- [GOAL]:
What you return should match every record exactly, with the images removed.

Code that draws figures
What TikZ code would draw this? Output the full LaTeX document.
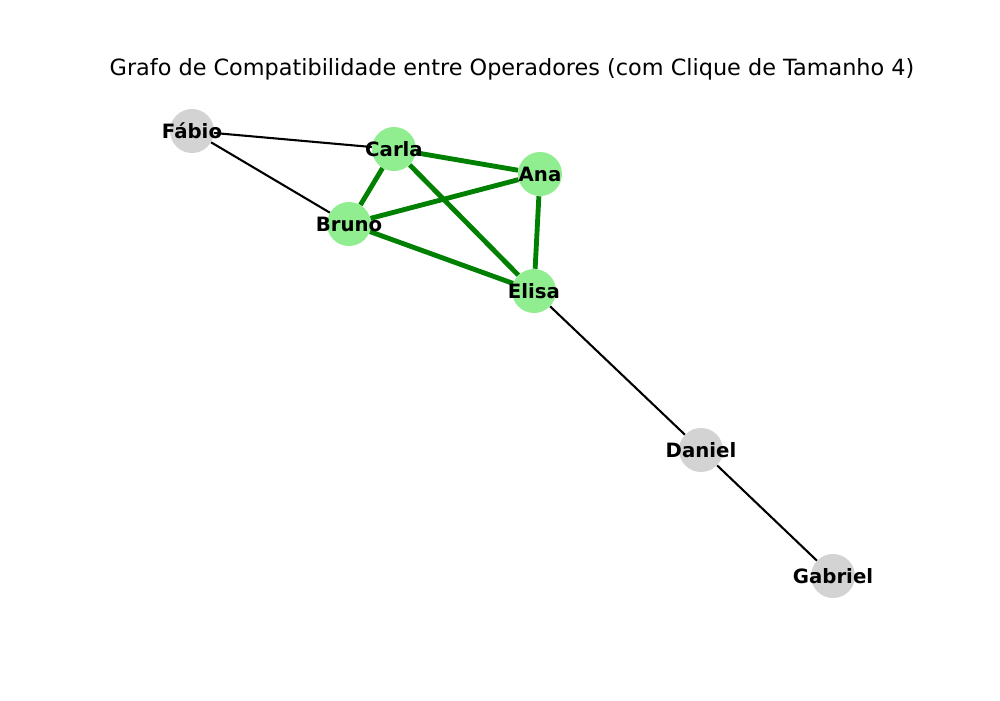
\documentclass[tikz,border=0pt]{standalone}
\usepackage{fontspec}
\setmainfont{DejaVu Sans}
\begin{document}
\begin{tikzpicture}[x=0.72pt,y=-0.72pt,
  vtx/.style={circle,minimum size=31.7pt,inner sep=0pt},
  cl/.style={vtx,fill={rgb,255:red,144;green,238;blue,144}},
  ot/.style={vtx,fill={rgb,255:red,211;green,211;blue,211}},
  lbl/.style={font=\bfseries\fontsize{14.2pt}{16pt}\selectfont,text=black,inner sep=0pt},
  ge/.style={draw={rgb,255:red,0;green,128;blue,0},line width=3.5pt},
  be/.style={draw=black,line width=1.5pt}]
\useasboundingbox (0,0) rectangle (1000,700);
\node[font=\fontsize{16.1pt}{18pt}\selectfont,inner sep=0pt] (title) at (512,69) {Grafo de Compatibilidade entre Operadores (com Clique de Tamanho 4)};
\node[ot] (F) at (192,131) {};
\node[cl] (C) at (394,149) {};
\node[cl] (A) at (540,174) {};
\node[cl] (B) at (349,224) {};
\node[cl] (E) at (534,291) {};
\node[ot] (D) at (701,450) {};
\node[ot] (G) at (833,576) {};
\path[be] (F) -- (C) (F) -- (B) (E) -- (D) (D) -- (G);
\path[ge] (C) -- (A) (C) -- (B) (C) -- (E) (A) -- (B) (A) -- (E) (B) -- (E);
\node[lbl] (lF) at (F) {Fábio};
\node[lbl] (lC) at (C) {Carla};
\node[lbl] (lA) at (A) {Ana};
\node[lbl] (lB) at (B) {Bruno};
\node[lbl] (lE) at (E) {Elisa};
\node[lbl] (lD) at (D) {Daniel};
\node[lbl] (lG) at (G) {Gabriel};
\end{tikzpicture}
\end{document}
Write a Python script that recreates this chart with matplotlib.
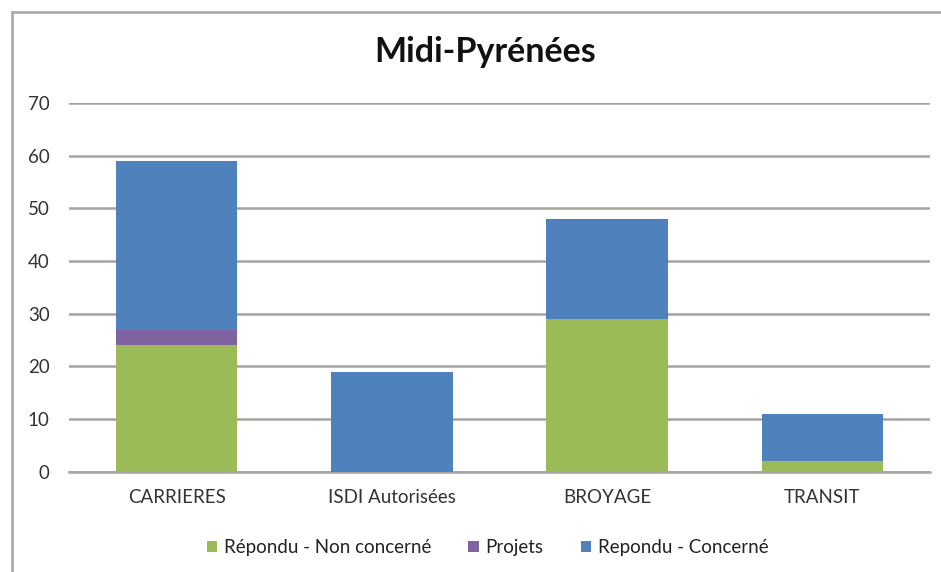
import numpy as np
import matplotlib.pyplot as plt
from matplotlib.patches import Rectangle

categories = ['CARRIERES', 'ISDI Autorisées', 'BROYAGE', 'TRANSIT']
non_concerne = [24, 0, 29, 2]
projets = [3, 0, 0, 0]
concerne = [32, 19, 19, 9]

green = '#9bbb59'
purple = '#8064a2'
blue = '#4f81bd'
grid_col = '#a8a29e'

plt.rcParams['font.family'] = ['Lato', 'DejaVu Sans']

fig = plt.figure(figsize=(9.41, 5.72), dpi=100)
ax = fig.add_axes([0.0733, 0.175, 0.915, 0.645])

x = np.arange(len(categories))
w = 0.565
bottom1 = np.array(non_concerne)
bottom2 = bottom1 + np.array(projets)
ax.bar(x, non_concerne, w, color=green, label='Répondu - Non concerné', zorder=3)
ax.bar(x, projets, w, bottom=bottom1, color=purple, label='Projets', zorder=3)
ax.bar(x, concerne, w, bottom=bottom2, color=blue, label='Repondu - Concerné', zorder=3)

ax.set_xlim(-0.5, len(categories) - 0.5)
ax.set_ylim(0, 70)
ax.set_yticks(range(0, 71, 10))
ax.yaxis.grid(True, color=grid_col, linewidth=1.8, zorder=0)
ax.set_axisbelow(True)
for s in ['top', 'right', 'left']:
    ax.spines[s].set_visible(False)
ax.spines['bottom'].set_color(grid_col)
ax.spines['bottom'].set_linewidth(1.8)
ax.tick_params(length=0, labelsize=13.5, colors='#333333')
ax.tick_params(axis='y', pad=14)
ax.tick_params(axis='x', pad=12)
ax.set_xticks(x)
ax.set_xticklabels(categories)

fig.text(0.516, 0.8916, 'Midi-Pyrénées', ha='center', va='baseline',
         fontsize=24.5, fontweight='bold', color='#111111')

fig.legend(loc='center', bbox_to_anchor=(0.518, 0.043), ncol=3, frameon=False,
           fontsize=13.5, handlelength=0.55, handleheight=0.55, handletextpad=0.35,
           columnspacing=2.0, labelcolor='#222222')

fig.patches.append(Rectangle((0.0128, -0.05), 1.2, 1.029, transform=fig.transFigure,
                             fill=False, edgecolor='#b0aaa6', linewidth=2))

fig.savefig('out.png', dpi=100)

- [ANSWER TO THIS EXERCISE]:
What TikZ code would draw this? Output the full LaTeX document.
\documentclass[tikz,border=0pt]{standalone}
\usepackage{fontspec}
\setmainfont{DejaVu Sans}
\begin{document}
\begin{tikzpicture}[x=0.72pt,y=-0.72pt,
  vtx/.style={circle,minimum size=31.7pt,inner sep=0pt},
  cl/.style={vtx,fill={rgb,255:red,144;green,238;blue,144}},
  ot/.style={vtx,fill={rgb,255:red,211;green,211;blue,211}},
  lbl/.style={font=\bfseries\fontsize{14.2pt}{16pt}\selectfont,text=black,inner sep=0pt},
  ge/.style={draw={rgb,255:red,0;green,128;blue,0},line width=3.5pt},
  be/.style={draw=black,line width=1.5pt}]
\useasboundingbox (0,0) rectangle (1000,700);
\node[font=\fontsize{16.1pt}{18pt}\selectfont,inner sep=0pt] (title) at (512,69) {Grafo de Compatibilidade entre Operadores (com Clique de Tamanho 4)};
\node[ot] (F) at (192,131) {};
\node[cl] (C) at (394,149) {};
\node[cl] (A) at (540,174) {};
\node[cl] (B) at (349,224) {};
\node[cl] (E) at (534,291) {};
\node[ot] (D) at (701,450) {};
\node[ot] (G) at (833,576) {};
\path[be] (F) -- (C) (F) -- (B) (E) -- (D) (D) -- (G);
\path[ge] (C) -- (A) (C) -- (B) (C) -- (E) (A) -- (B) (A) -- (E) (B) -- (E);
\node[lbl] (lF) at (F) {Fábio};
\node[lbl] (lC) at (C) {Carla};
\node[lbl] (lA) at (A) {Ana};
\node[lbl] (lB) at (B) {Bruno};
\node[lbl] (lE) at (E) {Elisa};
\node[lbl] (lD) at (D) {Daniel};
\node[lbl] (lG) at (G) {Gabriel};
\end{tikzpicture}
\end{document}
Write a Python script that recreates this chart with matplotlib.
import numpy as np
import matplotlib.pyplot as plt
from matplotlib.patches import Rectangle

categories = ['CARRIERES', 'ISDI Autorisées', 'BROYAGE', 'TRANSIT']
non_concerne = [24, 0, 29, 2]
projets = [3, 0, 0, 0]
concerne = [32, 19, 19, 9]

green = '#9bbb59'
purple = '#8064a2'
blue = '#4f81bd'
grid_col = '#a8a29e'

plt.rcParams['font.family'] = ['Lato', 'DejaVu Sans']

fig = plt.figure(figsize=(9.41, 5.72), dpi=100)
ax = fig.add_axes([0.0733, 0.175, 0.915, 0.645])

x = np.arange(len(categories))
w = 0.565
bottom1 = np.array(non_concerne)
bottom2 = bottom1 + np.array(projets)
ax.bar(x, non_concerne, w, color=green, label='Répondu - Non concerné', zorder=3)
ax.bar(x, projets, w, bottom=bottom1, color=purple, label='Projets', zorder=3)
ax.bar(x, concerne, w, bottom=bottom2, color=blue, label='Repondu - Concerné', zorder=3)

ax.set_xlim(-0.5, len(categories) - 0.5)
ax.set_ylim(0, 70)
ax.set_yticks(range(0, 71, 10))
ax.yaxis.grid(True, color=grid_col, linewidth=1.8, zorder=0)
ax.set_axisbelow(True)
for s in ['top', 'right', 'left']:
    ax.spines[s].set_visible(False)
ax.spines['bottom'].set_color(grid_col)
ax.spines['bottom'].set_linewidth(1.8)
ax.tick_params(length=0, labelsize=13.5, colors='#333333')
ax.tick_params(axis='y', pad=14)
ax.tick_params(axis='x', pad=12)
ax.set_xticks(x)
ax.set_xticklabels(categories)

fig.text(0.516, 0.8916, 'Midi-Pyrénées', ha='center', va='baseline',
         fontsize=24.5, fontweight='bold', color='#111111')

fig.legend(loc='center', bbox_to_anchor=(0.518, 0.043), ncol=3, frameon=False,
           fontsize=13.5, handlelength=0.55, handleheight=0.55, handletextpad=0.35,
           columnspacing=2.0, labelcolor='#222222')

fig.patches.append(Rectangle((0.0128, -0.05), 1.2, 1.029, transform=fig.transFigure,
                             fill=False, edgecolor='#b0aaa6', linewidth=2))

fig.savefig('out.png', dpi=100)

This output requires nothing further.